Figures undermine Abbott government claims of a 'welfare crisis'.
Figures undermine Abbott government claims of a 'welfare crisis'. Photo: Erin Jonasson


Working age Australians have become far less reliant on
welfare payments since the turn of the century – undermining Abbott
government claims of a crisis of welfare dependency in Australia.





The finding comes from the Household, Income and Labour
Dynamics in Australia (HILDA) Survey, an authoritative Melbourne
Institute of Applied Economic and Social Research report that has
tracked more than 12,000 people since 2001.




The latest HILDA report, for 2011, shows rising inequality in
Australia as well as flat or even falling living standards for
middle-class Australians in the years after the global financial crisis.




Advertisement
But it also shows a marked trend away from working age Australians – and even pensioners – being as reliant on welfare.
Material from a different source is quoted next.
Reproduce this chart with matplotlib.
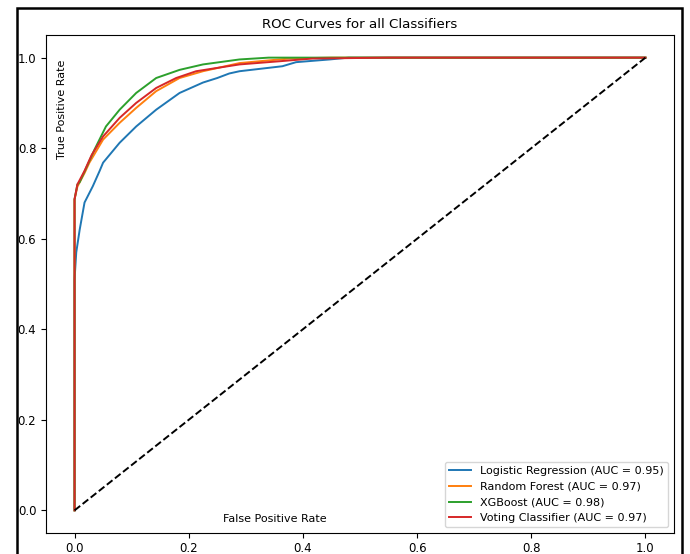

Last month’s federal budget included a number of measures to
restrict welfare, including preventing unemployed people under 30
getting access to payments for up to six months.




Treasurer Joe Hockey, in a speech last week, described
Australia’s welfare system as ‘‘unsustainable’’ and said claims the
budget was unfair were misguided “old-style socialism”.




He said the government was spending, on average, more than $6000 on welfare for every Australian.



“The average working Australian, be they a cleaner, a plumber
or a teacher, is working over one month full-time each year just to pay
for the welfare of another Australian,’’ he said.




Yet the HILDA research shows that in 2001 23 per cent of
people aged 18 to 64 had received welfare payments each week and a
decade later that had fallen sharply to 18.5 per cent.




There has also been a big drop in the percentage of working
age households where more than 90 per cent of their income came from
welfare. In 2001 that accounted for 7.1 per cent of households while a
decade later it was just 4.8 per cent.




The proportion of retired people who relied on benefits as
their main source of income also declined across the decade from 65.8
per cent to 63.5 per cent.




The report's author, Associate Professor Roger Wilkins, said
Australia was experiencing its lowest level of welfare reliance in
decades, possibly since the 1980s.




‘‘I’m absolutely bewildered by Hockey’s obsession on welfare
reliance in Australia,’’ he said. ‘‘It’s lower than it's been in a
couple of decades, possibly longer.’’




Professor Wilkins said the long-term trend away from welfare
reliance was largely the result of Australia’s long boom, although a
succession of welfare reforms that have tightened eligibility to
payments had also contributed.




‘‘The long and short of it is we’ve had 20 years of growth
uninterrupted by a recession. This is a fact I don’t think is
appreciated widely enough,’’ he said. ‘‘It is the longest boom recorded
in any developed country ever.’’




The long boom had also helped the number of Australians in
absolute poverty halve in the decade with low, middle and high-income
groups all recording strong real income growth. Despite that, inequality
is rising in Australia with men in highly paid full-time jobs recording
the strongest wages growth.




Professor Wilkins said besides 2009 – when government
stimulus payments lessened inequality –  the trend since the mid-2000s
has been for inequality to edge higher. While we are far more equal than
US or many developing countries, among rich countries we have
reasonably high levels of inequality.




‘‘We’re probably not as equal a country as many people think,’’ he said.



The Rudd government’s stimulus payments of 2009 also masked
the effect of the global financial crisis with living standards rising
sharply that year as interest rates fell and incomes rose.




But disposable income for the median household fell in both
2010 and 2011 on one measure. That contrasts with the years before the
financial crisis when there had been strong growth in real household
income. ‘‘It’s a pretty good hint for why the Rudd and Gillard
governments had  such a difficult time ...  median household incomes
were going backwards,’’ he said. ‘‘I think that is a delayed GFC
effect.’’




As the federal government moved to rein in its large deficit
there were no more income tax cuts while thresholds for some payments,
such as family tax payments, were frozen. ‘‘That’s why people were
feeling a bit aggrieved,’’ Professor Wilkins said.